Now the actual work involved in being Cabin crew is rather gross and exhausting. From the moment passengers board the aircraft until the moment they leave you are going to be hassled. From helping passengers lift their overweight carry on, to arguing with passengers not to leave their food trays in the isle, to changing seat cushion covers from the old man who peed his pants, to asking a lady why her baby is in the overhead storage. It is a thankless job. Forget about manners. Working for Emirates you can expect 80% of the passengers you have will be Indian or Arabic and majority will be demanding and rude. You will feel tired, dirty, and like you have been slapped in the face a few times by the end of a flight. And not all flights end in a nice layover at a new destination. About half of the flights you work are turn-arounds where you fly to the destination, wait while the aircraft gets cleaned, fuelled and reloaded, and fly back again. Sometimes this would be a 12 hour shift over night. NOT FUN.

Life in the sandpit

Dubai is a city unlike any other. Built in a seemingly unliveable environment, this city aims to impress. But once you see past the facade you see it is a soulless and pretentious city that has little to offer a nature loving free spirit like myself. Sure the Malls are massive and fancy, the desert safari is a fun experience, the hotels are flashy and the ‘beaches’ are…well the beaches are shit as they are hot and salty and man made…but after a week of doing the touristy things, the reality of living in Dubai sets in.

Say goodbye to fresh air, the fine sand of the surrounding desert is ever blowing and in the middle of summer the air is so hot it singes the hair in your nostrils and makes it hard to breath.

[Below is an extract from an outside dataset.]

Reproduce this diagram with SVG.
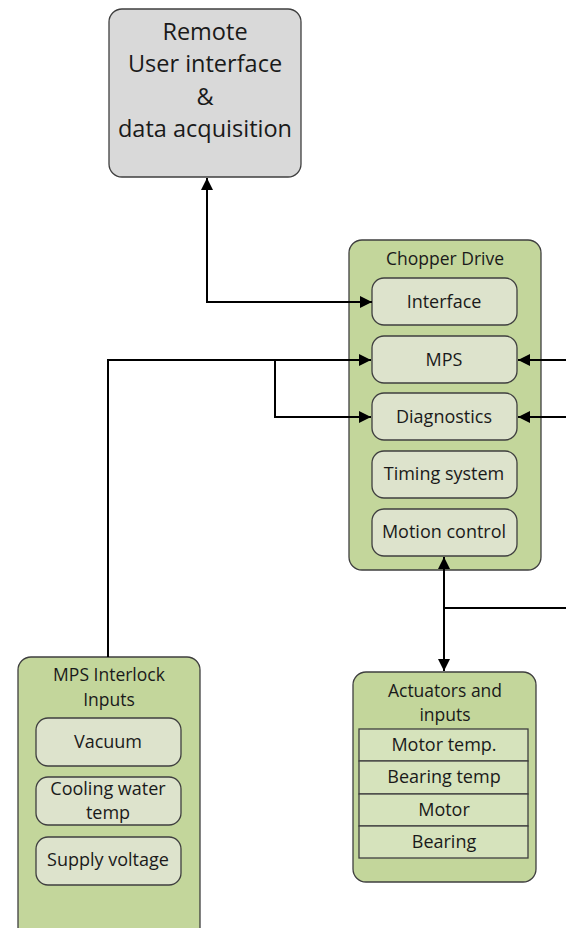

Also say goodbye to fresh food. Nothing grows in Dubai so everything is frozen and imported. Say goodbye to your shoulders and knees, these need to be covered if you go out. If you choose to show skin you can expect to get stares from both the men and women and possibly approached and told to cover up. Say goodbye to public shows of affection. Two Arabic men are allowed to walk around holding hands, this is a sign of friendship, but heaven forbid a man and woman hold hands in public. Say goodbye to big nights out on the booze. Public displays of intoxication are illegal. If you get in a taxi drunk and by yourself, you may very well end up being dropped at a police station. If you even want to purchase bottles of alcohol in Dubai you need to get a liquor license, lucky for cabin crew you can bring bottles in from other countries.

When I had time off in Dubai I spent it at my apartment or at my friends apartments. There were a few clubs that we liked to go to when we were in training college but then you get over it and I had one really horrific experience at a club which involved a local man ejaculating on the back of my leg (and no I had in no way encouraged him, I had no idea he was behind me until that happened). I was very quickly put off the night scene in Dubai after that. The more classy clubs require you to have a table and they cost a lot of money unless you are willing to pimp yourself out to some of the local men to sit at their table, which I was not.

Having said all that, there are people who really love living in Dubai. Luxury cars and big fancy appartments are affordable, there are some very westernised areas with international schools where pilots and expats raise their families. Europe is a mere 6hrs flight away, you can throw out your winter wardrobe, and there is always something fun and exciting happening. It just wasn’t for me, and that’s ok! If it’s something you want to do, then don’t let the opinion of this Aussie stop you! Go get your wings and make up your own mind!